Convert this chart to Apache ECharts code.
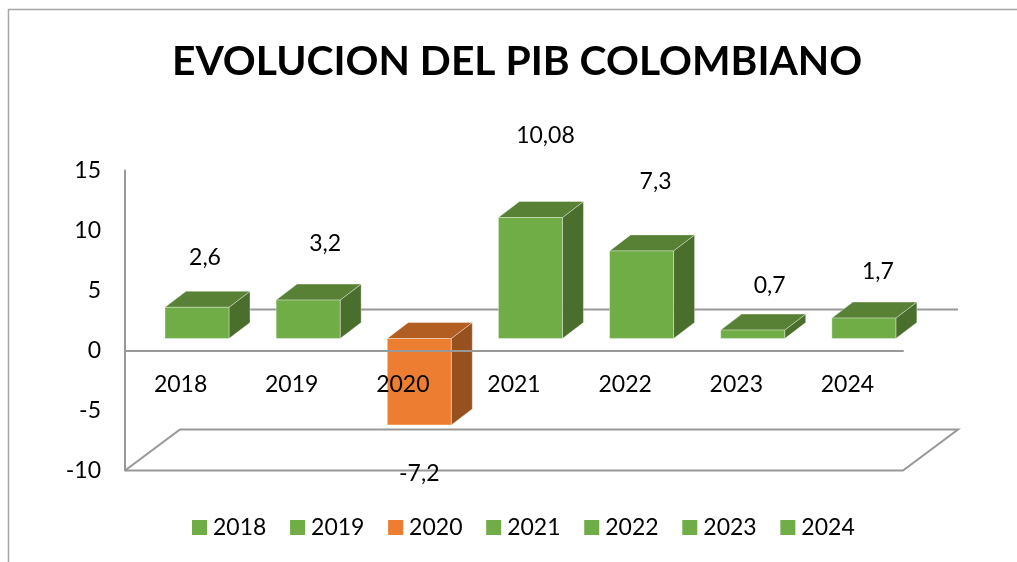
<!DOCTYPE html>
<html><head><meta charset="utf-8">
<style>html,body{margin:0;padding:0;background:#fff}#c{width:1017px;height:562px}</style>
<script src="https://cdn.jsdelivr.net/npm/echarts@6/dist/echarts.min.js"></script>
</head><body><div id="c"></div>
<script>
const years = ['2018','2019','2020','2021','2022','2023','2024'];
const values = [2.6,3.2,-7.2,10.08,7.3,0.7,1.7];
const valueLabels = ['2,6','3,2','-7,2','10,08','7,3','0,7','1,7'];
const yTicks = [-10,-5,0,5,10,15];
const titleText = 'EVOLUCION DEL PIB COLOMBIANO';

const FONT = 'Lato';
const GREEN = {front:'#70ad47', top:'#588135', side:'#4a6e2b'};
const ORANGE = {front:'#ed7d31', top:'#b25e22', side:'#97511f'};
const AXIS = '#989898';
const labelDx = [8,17,0,15,14,17,14];
const labelDy = [3,-2,0,-2,0,1,3];

function barItem(idx){
  return function(params, api){
    const cs = params.coordSys;
    const band = cs.width / years.length;
    const v = values[idx];
    const unit = cs.height / 25;
    const zero = api.coord([years[idx], 0]);
    const x0 = zero[0] - band/2 + 40;
    const x1 = x0 + 64;
    const yBase = zero[1] - 12;
    const yTop = api.coord([years[idx], v])[1] - 12;
    const dx = 21, dy = 16;
    const top = Math.min(yTop, yBase), bot = Math.max(yTop, yBase);
    const c = v < 0 ? ORANGE : GREEN;
    const lv = v >= 0 ? 4.6 + 1.3*v : -0.9 + 1.3*v;
    const ly = zero[1] - lv*unit + labelDy[idx];
    const lx = (x0+x1)/2 + labelDx[idx];
    const edge = {stroke:'rgba(255,255,255,0.35)', lineWidth:1};
    return {type:'group', children:[
      {type:'polygon', shape:{points:[[x1,top],[x1+dx,top-dy],[x1+dx,bot-dy],[x1,bot]]}, style:{fill:c.side, ...edge}},
      {type:'polygon', shape:{points:[[x0,top],[x0+dx,top-dy],[x1+dx,top-dy],[x1,top]]}, style:{fill:c.top, ...edge}},
      {type:'rect', shape:{x:x0,y:top,width:64,height:bot-top}, style:{fill:c.front, ...edge}},
      {type:'text', x:lx, y:ly, style:{text:valueLabels[idx], fill:'#000', font:'23px '+FONT, align:'center', verticalAlign:'middle'}}
    ]};
  };
}
function wallItem(params, api){
  const cs = params.coordSys;
  const dx = 55, dy = 41;
  const zy = api.coord([years[0],0])[1] - dy;
  const L = cs.x, R = cs.x+cs.width, B = cs.y+cs.height;
  const st = {stroke:AXIS, lineWidth:2, fill:null};
  return {type:'group', children:[
    {type:'polyline', shape:{points:[[L,B],[L+dx,B-dy],[R+dx,B-dy],[R,B],[L,B]]}, style:st},
    {type:'line', shape:{x1:L+dx,y1:zy,x2:R+dx,y2:zy}, style:{stroke:AXIS,lineWidth:2}}
  ]};
}
const series = [{
  name:'wall', type:'custom', z:1, silent:true, data:[[years[0],0]], encode:{x:0,y:1}, renderItem:wallItem
}];
years.forEach((y,i)=>series.push({
  name:y, type:'custom', z:2, silent:true, data:[[y, values[i]]], encode:{x:0,y:1},
  itemStyle:{color: values[i]<0 ? ORANGE.front : GREEN.front}, renderItem:barItem(i)
}));

const chart = echarts.init(document.getElementById('c'), null, {renderer:'canvas'});
chart.setOption({
  animation:false,
  backgroundColor:'#fff',
  title:{text:titleText, left:167, top:36,
    textStyle:{fontFamily:FONT,fontWeight:'bold',fontSize:40.8,color:'#000'}},
  legend:{data:years, left:187, top:511, icon:'rect', itemWidth:15, itemHeight:15, itemGap:23.7,
    textStyle:{fontFamily:FONT,fontSize:23,color:'#000',padding:[0,0,0,1]}, selectedMode:false},
  grid:{left:125,right:114,top:170.5,bottom:91.5,containLabel:false},
  xAxis:{type:'category',data:years,z:3,
    axisLine:{onZero:true,lineStyle:{color:AXIS,width:2}},
    axisTick:{show:false},
    axisLabel:{margin:-97,color:'#000',fontFamily:FONT,fontSize:23}},
  yAxis:{type:'value',min:-10,max:15,interval:5,z:3,
    axisLine:{show:true,lineStyle:{color:AXIS,width:2}},
    axisTick:{show:false},splitLine:{show:false},
    axisLabel:{margin:24,color:'#000',fontFamily:FONT,fontSize:23,padding:[3,0,0,0]}},
  graphic:[{type:'polyline',z:0,silent:true,shape:{points:[[8.5,562],[8.5,9.5],[1017,9.5]]},style:{stroke:'#a6a6a6',lineWidth:1.5,fill:null}}],
  series
});
</script></body></html>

__Problem requirements__
Pictures are excluded; extract exactly the lines from the start of the data through the line that holds "const titleText = 'EVOLUCION", both ends included.

__Solution to the problem__
Convert this chart to Apache ECharts code.
<!DOCTYPE html>
<html><head><meta charset="utf-8">
<style>html,body{margin:0;padding:0;background:#fff}#c{width:1017px;height:562px}</style>
<script src="https://cdn.jsdelivr.net/npm/echarts@6/dist/echarts.min.js"></script>
</head><body><div id="c"></div>
<script>
const years = ['2018','2019','2020','2021','2022','2023','2024'];
const values = [2.6,3.2,-7.2,10.08,7.3,0.7,1.7];
const valueLabels = ['2,6','3,2','-7,2','10,08','7,3','0,7','1,7'];
const yTicks = [-10,-5,0,5,10,15];
const titleText = 'EVOLUCION DEL PIB COLOMBIANO';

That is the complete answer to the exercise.